After cleaning up from a work event, I stood around the kitchen island discussing my upcoming trek with my friend (who happens to be studying to become a life coach). The reality of the big change in my life that is getting closer and closer hit me differently after work that week. We had been talking through plans and goals for the next year for our business, and I realized I wouldn’t be there for most of it. I am blessed to have great relationships at work, and it’s where I’ve found some of my best friends. It’s strange to know that before I know it, my belongings will be in storage, I’ll be at the arch at Amicalola….and life will go on as usual with my family and friends. It’s sheer excitement while also saying goodbye to this current season of life, knowing that I am never going to be completely the same.

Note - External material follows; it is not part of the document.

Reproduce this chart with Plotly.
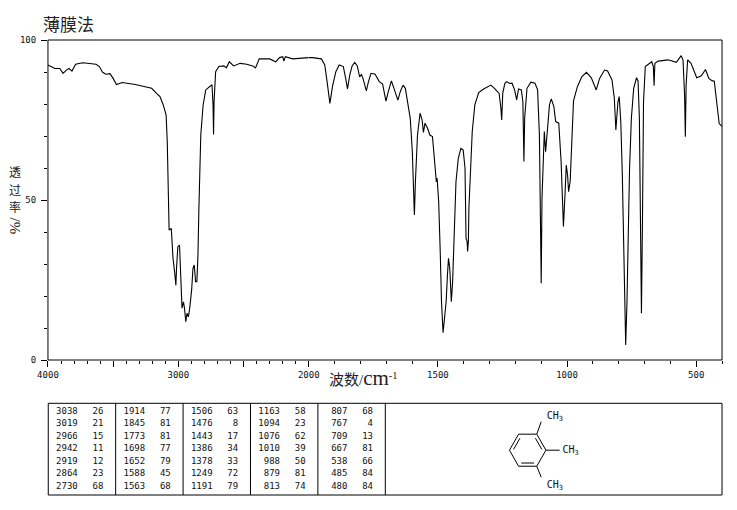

Everything in me tells me that I am called to hike this trail. My faith, and many hours of prayer help me to trust that this is what the Lord has in store for me. Thru hiking isn’t for everyone. In fact, it’s not for most people. There’s a reason we get the bewildered look from others when we tell them what we plan to do. We fear that those closest to us won’t understand our “why”, especially when it’s something that we may not fully understand ourselves. That’s when my friend told me something that has stuck with me. “You have to like your reasons.” At the end of the day, you have to know why you’re hiking. You have to know what has drawn you to the trail. On those inevitable cold and rainy, or sweltering hot, sore, and exhausting days, your “reasons” have to be enough to continue to take one more step and camp one more night. And if you like your reasons, that’s enough. Enough to make that “moment” your moment.